A measure of how much more difficult it is to plant and maintain a church in Russia, as opposed to Ukraine can be seen in what happened to existing evangelical churches in Crimea after Russia seized that area from Ukraine in 2014. Pentecostal, Baptist, and other Protestant churches that had not previously been subjected to persecution from the state suddenly found themselves the targets of government raids, fines, and intimidation. Conditions in the Donbas pro-Russian separatist region which is under defacto Russian control were even worse.
Recently I shared a request from ARP NEWS for prayer and donations to help the refugees who are fleeing the war in Ukraine. Earlier I had shared a prayer request asking for prayer for the people of Ukraine and had added my own request for people to please also pray for the Evangelical Reformed Seminary of Ukraine and their teachers, families, and students.
Apparently, these two requests were too much for one of my Reformed Christian Facebook friends who sent me a message demanding to know why the ARP and I were praying for and supporting the Ukrainians who are, according to him, abortion loving, “Globohomos” instead of the Russians whom he characterized as a Christian nation under a Christian leader who had outlawed abortion and homosexuality.
I wrote the following answer to him but was unable to send it as he blocked me soon after sending his message. Since I’m finding that there are many other Reformed Christians on Facebook who have similar views, I’ve decided to publish my reply publicly.
“Thank you for writing to me, I have tried to answer the concerns about Russia and Ukraine that you raised in your message, I have also tried to include links backing up everything I’ve stated here.
To call Russia “a Christian nation” is extremely problematic, to say the least.
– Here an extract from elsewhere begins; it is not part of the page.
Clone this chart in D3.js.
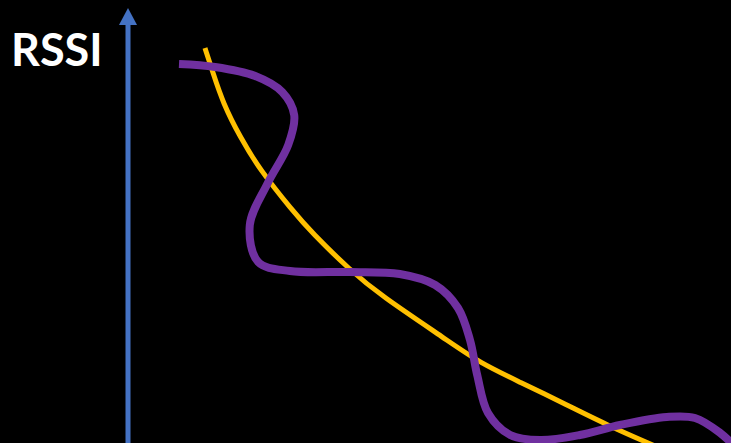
<!DOCTYPE html>
<html>
<head>
<meta charset="utf-8">
<script src="https://cdn.jsdelivr.net/npm/d3@7"></script>
<style>
  html, body { margin: 0; padding: 0; background: #000; }
  svg { display: block; }
</style>
</head>
<body>
<div class="chart"></div>
<script>
// Distance (arbitrary units) and RSSI (arbitrary units).
const idealDist = [12.83, 14.17, 15.83, 18.67, 22, 27.33, 30.67, 37, 42, 53.17, 58.67, 65.33, 73.17, 79.83, 87.83];
const idealRssi = [98.75, 92.5, 85, 76.5, 68.25, 58.25, 52.5, 43.25, 37, 25.75, 20, 15.25, 9.5, 4.5, -0.75];

const realDist = [8.5, 14.5, 21.2, 25.7, 27.7, 26.7, 23.3, 20.3, 21.7, 27, 37, 45.3, 51.2, 55, 57, 58.2, 60, 63.7, 68.7, 75.3, 82, 89.8, 94.5, 98.7, 101.7];
const realRssi = [94.75, 94, 91.75, 87.75, 82, 74.5, 65, 54.5, 45.25, 43, 42.75, 42.25, 39.5, 33.75, 25.75, 17, 7.5, 2, 0.75, 2, 4.5, 6.5, 6.25, 2.5, -1.75];

const axisLabel = 'RSSI';

// Dimensions.
const width = 731,
    height = 443;

const svg = d3.select('.chart')
    .append('svg')
        .attr('width', width)
        .attr('height', height)
        .style('background', '#000');

// Scales.
const x = d3.scaleLinear().domain([0, 100]).range([128, 728]);
const y = d3.scaleLinear().domain([0, 100]).range([443, 43]);

// Y axis arrow.
svg.append('line')
    .attr('x1', x(0))
    .attr('x2', x(0))
    .attr('y1', height)
    .attr('y2', 22)
    .attr('stroke', '#4472C4')
    .attr('stroke-width', 5);

svg.append('path')
    .attr('d', `M${x(0)},8 L${x(0) + 9},25 L${x(0) - 9},25 Z`)
    .attr('fill', '#4472C4');

svg.append('text')
    .attr('x', 11)
    .attr('y', 66)
    .attr('fill', '#fff')
    .attr('font-family', 'Lato, "Open Sans", sans-serif')
    .attr('font-weight', 'bold')
    .attr('font-size', 45)
    .text(axisLabel);

const smooth = d3.line()
    .x(d => x(d[0]))
    .y(d => y(d[1]))
    .curve(d3.curveBasis);

const line = d3.line()
    .x(d => x(d[0]))
    .y(d => y(d[1]))
    .curve(d3.curveCatmullRom.alpha(0.5));

svg.append('path')
    .datum(d3.zip(idealDist, idealRssi))
    .attr('d', smooth)
    .attr('fill', 'none')
    .attr('stroke', '#FFC000')
    .attr('stroke-width', 5);

svg.append('path')
    .datum(d3.zip(realDist, realRssi))
    .attr('d', line)
    .attr('fill', 'none')
    .attr('stroke', '#7030A0')
    .attr('stroke-width', 8);
</script>
</body>
</html>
It is true that the Putin regime has extremely close ties with the Russian Orthodox Church (ROC) and it would not be an exaggeration to say that the Russian Orthodox Church is almost the established church of Russia but like many established churches, the ROC uses its strong ties to the state to try to eliminate other religious groups within their country.
In recent years the Russian government has imposed laws that make it illegal to evangelize outside of an officially recognized church and attempts to get outsiders to join your church is considered illegal missionary activity. As a result, attempting to plant a new Reformed church in Russia is very difficult as the process of persuading non-members to join it is technically illegal.
The Russian laws restricting non-ROC religious activity got much worse in 2021 when Putin signed an amendment to Russia’s religion law aimed at “protecting the spiritual sovereignty of Russia.” The law requires that if a missionary or pastor received their religious training outside of Russia, say at a Reformed seminary in America or Europe, they have to go through a process of mandatory state re-education, and then be certified by local authorities.
Other laws make it illegal for religious organizations to use their own religious identifiers in their names unless they are permitted to do so by the government. Churches and church members frequently find themselves under surveillance by the state and Protestant churches and seminaries have been closed by the government and their congregations banned from using them. Because of the increasingly hostile attitude of the Russian government to any non-ROC religious activity in Russia, it was added to the Open Doors World Watch list of the top 50 countries where it is most dangerous to be a Christian in 2019 and the US Commission on International Religious Freedom’s tier 1 list of religious freedom violators in 2017 (please note this was when USCIRF was still working under the Trump administration).
True Freedom of Religion exists in a country when:
1) The government does not give preference to any one religion or anti-religious group above the others.
2) Clergy may perform all of their religious duties without violence or danger.
3) The laws of that country do not interfere with or hinder the free exercise of the religion of ordinary people and all citizens are free to conduct their lives according to their own profession of faith.
4) The civil magistrate takes care to actively protect the free exercise of religion and as a result, religious assemblies may occur without molestation, violence, or disturbance.
All four of the principles above are actively violated in Russia, and therefore we can safely say that Freedom of Religion does not exist in Russia.
It is also important to note that the Russian Orthodox Church, which is virtually the Russian State church, formally denies all of the Solas of the Reformation including Justification by Faith Alone, and just about every tenet of the Reformed faith including all five points of Calvinism. The Russian Orthodox Church also has seven sacraments, not the two given by Christ in the Bible. As Reformed Christians, we can therefore affirm that the Russian Orthodox church does not have the marks of a true church and that we do not believe that people can be saved by believing what they teach.
By contrast, there is far greater religious freedom in Ukraine and setting up churches and seminaries and evangelizing is much, much easier than it is in Russia. And while the Ukrainian Orthodox church is also not happy about new non-Orthodox churches being planted they do not have the same hand-in-glove relationship with the Ukrainian state that the ROC has with the Russian state. For this reason, many Reformed organizations have established their church plants and seminaries in Ukraine where it was also possible to train Russian pastors even though they would be subjected to restrictions when they returned to Russia. Many other North American Presbyterian and Reformed Churches (NAPARC) have strong ties to Ukraine and were a vital part of helping to establish the Evangelical Presbyterian Church of Ukraine in 2008.